First drive: Funky Fiat 500L creates a mixed impression
We had the opportunity to spend some time (and miles) with the new Fiat 500L—the first new four-door Fiat to grace these shores in decades. With its proportions and appearance, it comes across as cool or odd. Either way, it makes an impression.
As proof, we’ve noticed several cars pulling alongside us snapping pictures on their cell phones. The 500L reminds us of the Mini Cooper Countryman, but at its price point the 500L competes more closely with a Kia Soul. Despite the name, the 500L shares almost nothing with the tiny Fiat 500.
The most striking aspect of the 500L is how roomy it is, especially given its modest footprint. Rear seat accommodations are first class. Large windows afford great visibility and with the super-sized sunroof on the top-trim Lounge we drove, the cabin is extremely airy.
Read our Fiat 500 and 500C road tests, complete with detailed ratings and video.
However, some of us found that one of the most off-putting things about sitting in the 500L is the car’s awkward styling and driving position. The enormous A-pillar sail windows practically have their own zip code, which is made worse by the fact that you sit so far away from the huge dashboard.
When I comfortably position the driver’s seat—admittedly a bit higher than most—I can’t see the top of the speedometer and tach. But at least access is super easy, thanks to the car’s height and large doors.
The 500L is so tall that it feels like driving a big top hat. Throttle response is blunted to the point that sometimes the car feels unresponsive—the engine and transmission are rarely in-synch.
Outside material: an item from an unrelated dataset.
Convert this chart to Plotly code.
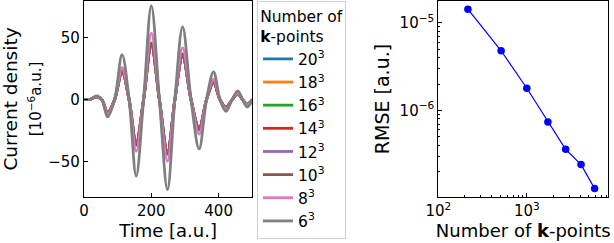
import plotly.graph_objects as go

# ---- data: current density (10^-6 a.u.) vs time (a.u.), read at extrema / zero crossings
time = [0, 18, 37, 53, 70, 91, 113, 134, 155, 177, 200, 224, 248, 270, 293, 318, 342, 364, 385, 404, 422, 440, 457, 471, 485, 500]
k20 = [0, 0.2, 2.3, 0, -10.3, 0, 22.4, 0, -35.0, 0, 44.0, 0, -42.5, 0, 35.1, 0, -23.2, 0, 13.8, 0, -6.2, 0, 4.6, 0, -3.7, 0]
k18 = [0, 0.2, 2.3, 0, -10.3, 0, 22.5, 0, -35.1, 0, 44.1, 0, -42.6, 0, 35.2, 0, -23.2, 0, 13.8, 0, -6.2, 0, 4.6, 0, -3.7, 0]
k16 = [0, 0.2, 2.3, 0, -10.4, 0, 22.6, 0, -35.2, 0, 44.2, 0, -42.7, 0, 35.3, 0, -23.3, 0, 13.9, 0, -6.2, 0, 4.6, 0, -3.7, 0]
k14 = [0, 0.2, 2.3, 0, -10.5, 0, 22.8, 0, -35.5, 0, 44.5, 0, -43.0, 0, 35.5, 0, -23.5, 0, 14.0, 0, -6.3, 0, 4.7, 0, -3.8, 0]
k12 = [0, 0.2, 2.3, 0, -10.5, 0, 23.0, 0, -36.0, 0, 45.0, 0, -43.5, 0, 36.0, 0, -24.0, 0, 14.0, 0, -6.5, 0, 4.8, 0, -3.8, 0]
k10 = [0, 0.2, 2.4, 0, -11.0, 0, 23.5, 0, -37.0, 0, 46.0, 0, -44.5, 0, 37.0, 0, -24.5, 0, 14.5, 0, -6.5, 0, 5.0, 0, -4.0, 0]
k8 = [0, 0.2, 2.6, 0, -12.0, 0, 26.0, 0, -42.0, 0, 54.0, 0, -50.0, 0, 42.0, 0, -28.0, 0, 16.5, 0, -7.5, 0, 5.5, 0, -4.5, 0]
k6 = [0, 0.2, 3.0, 0, -14.0, 0, 36.5, 0, -62.0, 0, 76.0, 0, -73.0, 0, 59.0, 0, -40.0, 0, 22.5, 0, -9.5, 0, 7.0, 0, -6.0, 0]

series_names = ["20<sup>3</sup>", "18<sup>3</sup>", "16<sup>3</sup>", "14<sup>3</sup>",
                "12<sup>3</sup>", "10<sup>3</sup>", "8<sup>3</sup>", "6<sup>3</sup>"]
series_values = [k20, k18, k16, k14, k12, k10, k8, k6]
colors = ["#1f77b4", "#ff7f0e", "#2ca02c", "#d62728", "#9467bd", "#8c564b", "#e377c2", "#7f7f7f"]

# ---- data: RMSE vs number of k-points
n_kpoints = [216, 512, 1000, 1728, 2744, 4096, 5832]
rmse = [1.42e-5, 4.78e-6, 1.79e-6, 7.38e-7, 3.61e-7, 2.42e-7, 1.29e-7]

x2_ticks = [100, 1000]
x2_ticktext = ["10<sup>2</sup>", "10<sup>3</sup>"]
y2_ticks = [1e-6, 1e-5]
y2_ticktext = ["10<sup>−6</sup>", "10<sup>−5</sup>"]
minor_x = [200, 300, 400, 500, 600, 700, 800, 900, 2000, 3000, 4000, 5000, 6000, 7000, 8000]
minor_y = [2e-7, 3e-7, 4e-7, 5e-7, 6e-7, 7e-7, 8e-7, 9e-7,
           2e-6, 3e-6, 4e-6, 5e-6, 6e-6, 7e-6, 8e-6, 9e-6]

FONT = "DejaVu Sans"
fig = go.Figure()

for i, (name, vals, col) in enumerate(zip(series_names, series_values, colors)):
    fig.add_trace(go.Scatter(
        x=time, y=vals, mode="lines", name=name,
        line=dict(color=col, width=2.8, shape="spline", smoothing=1.0),
        xaxis="x", yaxis="y", legendgroup=str(i)))

fig.add_trace(go.Scatter(
    x=n_kpoints, y=rmse, mode="lines+markers", showlegend=False,
    line=dict(color="#0000ff", width=1.2),
    marker=dict(color="#0000ff", size=7.5),
    xaxis="x2", yaxis="y2"))

axis_common = dict(showline=True, linecolor="black", linewidth=1.2, mirror=True,
                   ticks="inside", ticklen=4, tickwidth=1, tickcolor="black",
                   showgrid=False, zeroline=False, automargin=False,
                   tickfont=dict(family=FONT, size=15, color="black"))

fig.update_layout(
    width=614, height=243,
    margin=dict(l=0, r=0, t=1, b=46, autoexpand=False),
    paper_bgcolor="white", plot_bgcolor="white",
    font=dict(family=FONT, color="black"),
    xaxis=dict(domain=[84 / 614, 252.3 / 614], range=[0, 500], tickvals=[0, 200, 400],
               title=dict(text="Time [a.u.]", font=dict(size=18), standoff=0),
               anchor="y", **axis_common),
    yaxis=dict(domain=[0, 1], range=[-79, 80], tickvals=[-50, 0, 50],
               title=dict(text="Current density<br><span style='font-size:15px'>[10<sup>−6</sup>a.u.]</span>",
                          font=dict(size=18.5), standoff=4),
               anchor="x", **axis_common),
    xaxis2=dict(domain=[438.3 / 614, 608.3 / 614], type="log", range=[2, 3.92],
                tickvals=x2_ticks, ticktext=x2_ticktext,
                minor=dict(tickvals=minor_x, ticks="inside", ticklen=2, tickcolor="black", showgrid=False),
                title=dict(text="Number of <b>k</b>-points", font=dict(size=18), standoff=0),
                anchor="y2", **axis_common),
    yaxis2=dict(domain=[0, 1], type="log", range=[-6.985, -4.754],
                tickvals=y2_ticks, ticktext=y2_ticktext,
                minor=dict(tickvals=minor_y, ticks="inside", ticklen=2, tickcolor="black", showgrid=False),
                title=dict(text="RMSE [a.u.]", font=dict(size=19), standoff=4),
                anchor="x2", **axis_common),
    legend=dict(x=257 / 614, y=1 - 1 / 243, xref="paper", yref="container",
                xanchor="left", yanchor="top", maxheight=400,
                bgcolor="white", bordercolor="#d0d0d0", borderwidth=1,
                font=dict(family=FONT, size=15.5, color="black"),
                title=dict(text="Number of<br><b>k</b>-points", side="top center",
                           font=dict(family=FONT, size=15.5)),
                tracegroupgap=0, itemwidth=30),
)

fig.write_html("out.html", config={"displayModeBar": False},
               post_script="document.body.style.margin='0';")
Like the Dodge Dart, the 500L is powered by a 1.4-liter turbocharged engine and automated dual-clutch manual transmission. At low revs, before the turbo spools up, the transmission is trying to smooth the clutch operation, making the car feel flat footed. Part throttle kick-down is way too slow. And in stop-and-go traffic, the car tends to vibrate and feel as if it’s about to stall. Company officials say a conventional six-speed automatic will be offered eventually.
Handling, on the other hand, is quite responsive, although the steering is vague. The ride is overly firm at low speeds but becomes more settled at highway speeds. Noise suppression is decent.
The controls are a mix of easy and horrid. We love Chrysler’s Uconnect and its behind-the-steering wheel audio controls. But, there’s a pesky speed reminder Siri-like voice that pops on whenever you go about 10 mph over the speed limit: “The speed limit is 35 mph.” I couldn’t figure out how to turn it off or adjust the instrument lighting level. Up front, there’s very little storage room to house a smartphone. At least you get two glove boxes. The rear view camera is also a plus. Fit and finish seems pretty good despite the mostly hard surfaces, with nice-to-the-touch materials.
Typically equipped, the 500L Easy lists for $22,395—reasonable next to the Kia Soul and Ford C-Max. However, $27,000 and change for the loaded Lounge seems a bit steep, even if you are the subject of cell phone snapshots.